Market news
20.12.2023, 08:42

USD/MXN inches lower near 17.06 ahead of Mexico Retail Sales

  • USD/MXN continues to lose ground despite the dovish Banxico.
  • Mexico Retail Sales (MoM) are expected to be flat at 0.0% and yearly data to ease at 2.0%.
  • US Dollar remains stable despite downbeat US bond yields.

USD/MXN extends its losses for the third successive day, stretching lower near 17.06 during the European hours on Wednesday. Mexico’s Retail Sales data for October is set to be released on Wednesday. The monthly change is expected to be flat at 0.0% against the decline of 0.2% in September. While yearly data is predicted to ease at 2.0% against the 2.3% prior.

Additionally, despite the dovish comments from Bank of Mexico (Banxico) Governor Victoria Rodriguez Ceja, the Mexican Peso (MXN) showed resilience against the US Dollar (USD). Governor Ceja remarked on the decrease in inflation, pointing out that if the disinflationary trend persists, there's a possibility of contemplating interest rate cuts in the first quarter of 2024.

On the other side, Federal Reserve (Fed) Bank of New York President John Williams presented a counterpoint, opposing the speculation surrounding a potential rate cut in March by the Federal Open Market Committee (FOMC). Additionally, San Francisco Fed President Mary Daly emphasized that making predictions about the policy stance for the upcoming year is premature. In a Wednesday morning interview on Fox TV, Austan Goolsbee, President of the Federal Reserve Bank of Chicago, echoed a similar sentiment, cautioning that the market's optimism for interest rate cuts may have gone beyond realistic expectations.

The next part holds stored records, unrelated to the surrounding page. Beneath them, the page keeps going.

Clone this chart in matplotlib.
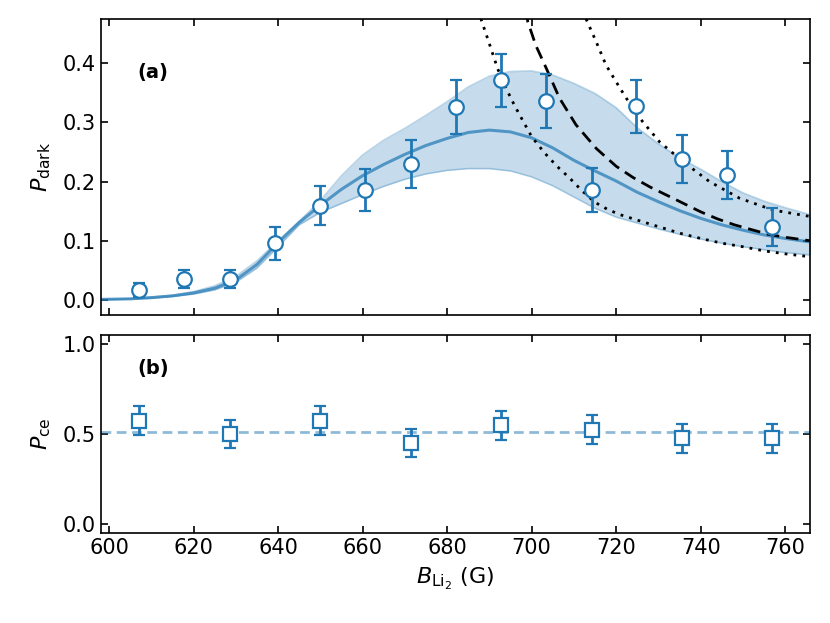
import numpy as np
import matplotlib
matplotlib.use("Agg")
import matplotlib.pyplot as plt

plt.rcParams['font.family'] = ['DejaVu Sans']
plt.rcParams['mathtext.fontset'] = 'dejavusans'

# ---- measured data (a) ----
b_field = [607.1, 617.7, 628.6, 639.2, 649.9, 660.5, 671.4, 682.0, 692.7, 703.3,
           714.2, 724.8, 735.7, 746.3, 757.0]
p_dark = [0.017, 0.035, 0.035, 0.096, 0.159, 0.186, 0.230, 0.326, 0.371, 0.336,
          0.186, 0.327, 0.238, 0.211, 0.123]
p_dark_err = [0.012, 0.015, 0.015, 0.028, 0.033, 0.035, 0.040, 0.045, 0.045, 0.045,
              0.037, 0.045, 0.040, 0.040, 0.032]

# ---- model curve with band (a) ----
model_b = [598, 605, 610, 615, 620, 625, 630, 635, 640, 645, 650, 655, 660, 665, 670,
           675, 680, 685, 690, 695, 700, 705, 710, 715, 720, 725, 730, 735, 740, 745,
           750, 755, 760, 766]
model_mean = [0.001, 0.002, 0.004, 0.007, 0.012, 0.020, 0.034, 0.060, 0.097, 0.131,
              0.160, 0.187, 0.210, 0.229, 0.246, 0.261, 0.273, 0.283, 0.287, 0.284,
              0.274, 0.257, 0.236, 0.218, 0.201, 0.182, 0.166, 0.151, 0.138, 0.127,
              0.118, 0.110, 0.104, 0.098]
model_upper = [0.001, 0.002, 0.005, 0.008, 0.014, 0.024, 0.040, 0.066, 0.100, 0.133,
               0.168, 0.210, 0.245, 0.270, 0.290, 0.312, 0.335, 0.360, 0.378, 0.386,
               0.387, 0.380, 0.366, 0.349, 0.325, 0.291, 0.264, 0.240, 0.221, 0.200,
               0.181, 0.167, 0.156, 0.144]
model_lower = [0.0005, 0.0015, 0.003, 0.006, 0.010, 0.017, 0.030, 0.054, 0.090, 0.127,
               0.148, 0.163, 0.178, 0.192, 0.204, 0.213, 0.219, 0.222, 0.222, 0.218,
               0.208, 0.193, 0.174, 0.155, 0.140, 0.130, 0.120, 0.111, 0.103, 0.096,
               0.090, 0.085, 0.080, 0.076]

# ---- black reference curves (a) ----
dash_b = [698.6, 699.1, 701, 703.5, 706.6, 710.5, 715.3, 720, 724, 728, 732, 736, 740,
          744, 748, 752, 756, 760, 766]
dash_p = [0.49, 0.470, 0.430, 0.391, 0.341, 0.296, 0.256, 0.226, 0.207, 0.191, 0.177,
          0.163, 0.149, 0.137, 0.127, 0.119, 0.111, 0.106, 0.100]

dot_lo_b = [687.5, 688.1, 690, 692, 694, 696, 698, 700, 703, 706, 709, 712, 715, 718,
            721, 725, 730, 735, 740, 745, 750, 755, 760, 766]
dot_lo_p = [0.49, 0.473, 0.433, 0.390, 0.357, 0.328, 0.302, 0.276, 0.249, 0.226, 0.206,
            0.184, 0.165, 0.153, 0.144, 0.135, 0.124, 0.113, 0.104, 0.096, 0.090,
            0.083, 0.078, 0.073]

dot_hi_b = [712.7, 713.0, 715.3, 717.6, 719.2, 721, 722.4, 726.3, 730.3, 735.8, 742.1,
            749.2, 757.1, 766]
dot_hi_p = [0.49, 0.473, 0.436, 0.397, 0.378, 0.357, 0.341, 0.301, 0.267, 0.234, 0.200,
            0.172, 0.152, 0.141]

# ---- measured data (b) ----
b_field_ce = [607.1, 628.6, 649.9, 671.4, 692.7, 714.2, 735.7, 757.0]
p_ce = [0.575, 0.501, 0.575, 0.451, 0.549, 0.525, 0.477, 0.477]
p_ce_err = [0.080, 0.080, 0.080, 0.080, 0.080, 0.080, 0.080, 0.080]
p_ce_mean = 0.51

C0 = '#1f77b4'
FS = 15
LFS = 16

fig = plt.figure(figsize=(8.30, 6.23), dpi=100)
ax1 = fig.add_axes([0.1217, 0.4944, 0.8543, 0.4751])
ax2 = fig.add_axes([0.1217, 0.1445, 0.8543, 0.3178], sharex=ax1)

# panel (a)
ax1.fill_between(model_b, model_lower, model_upper, color=C0, alpha=0.25, lw=0)
ax1.plot(model_b, model_upper, color=C0, alpha=0.3, lw=1.2)
ax1.plot(model_b, model_lower, color=C0, alpha=0.3, lw=1.2)
ax1.plot(model_b, model_mean, color=C0, alpha=0.7, lw=2.2)
ax1.plot(dash_b, dash_p, color='black', lw=2, ls=(0, (4.5, 2.5)))
ax1.plot(dot_lo_b, dot_lo_p, color='black', lw=2, ls=(0, (1, 2.2)))
ax1.plot(dot_hi_b, dot_hi_p, color='black', lw=2, ls=(0, (1, 2.2)))
ax1.errorbar(b_field, p_dark, yerr=p_dark_err, fmt='o', ms=10.5, mfc='white',
             mec=C0, mew=1.6, color=C0, elinewidth=2, capsize=4.5, capthick=2, zorder=5)
ax1.set_ylim(-0.0253, 0.4747)
ax1.set_yticks([0.0, 0.1, 0.2, 0.3, 0.4])
ax1.set_ylabel(r'$P_{\rm dark}$', fontsize=LFS, labelpad=7)
ax1.text(0.051, 0.82, '(a)', transform=ax1.transAxes, fontsize=14, fontweight='bold',
         va='center', ha='left')

# panel (b)
ax2.axhline(p_ce_mean, color=C0, alpha=0.5, lw=2, ls=(0, (3.5, 2)))
ax2.errorbar(b_field_ce, p_ce, yerr=p_ce_err, fmt='s', ms=9.5, mfc='white',
             mec=C0, mew=1.6, color=C0, elinewidth=2, capsize=4, capthick=2, zorder=5)
ax2.set_ylim(-0.05, 1.052)
ax2.set_yticks([0.0, 0.5, 1.0])
ax2.set_ylabel(r'$P_{\rm ce}$', fontsize=LFS, labelpad=7)
ax2.set_xlabel(r'$B_{\rm Li_2}$ (G)', fontsize=LFS, labelpad=6)
ax2.text(0.051, 0.83, '(b)', transform=ax2.transAxes, fontsize=14, fontweight='bold',
         va='center', ha='left')

ax1.set_xlim(598.1, 765.9)
ax2.set_xticks([600, 620, 640, 660, 680, 700, 720, 740, 760])

for ax in (ax1, ax2):
    ax.tick_params(direction='in', top=True, right=True, labelsize=FS, length=5, width=1.2)
    for s in ax.spines.values():
        s.set_linewidth(1.2)
ax1.tick_params(labelbottom=False)

fig.savefig('out.png', dpi=100)
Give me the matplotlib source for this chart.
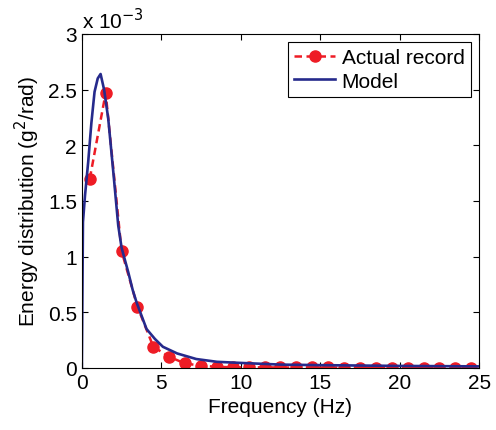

The US Dollar Index (DXY) trades higher around 102.20, receiving the downward pressure on a dovish sentiment surrounding the US Federal Reserve (Fed), indicating the potential for rate cuts in early 2024. Furthermore, the downbeat US Treasury yields contribute to pressure to undermine the Greenback. The 2-year and 10-year yields on US Treasury bonds inch lower to 4.39% and 3.89%, respectively, at the time of writing.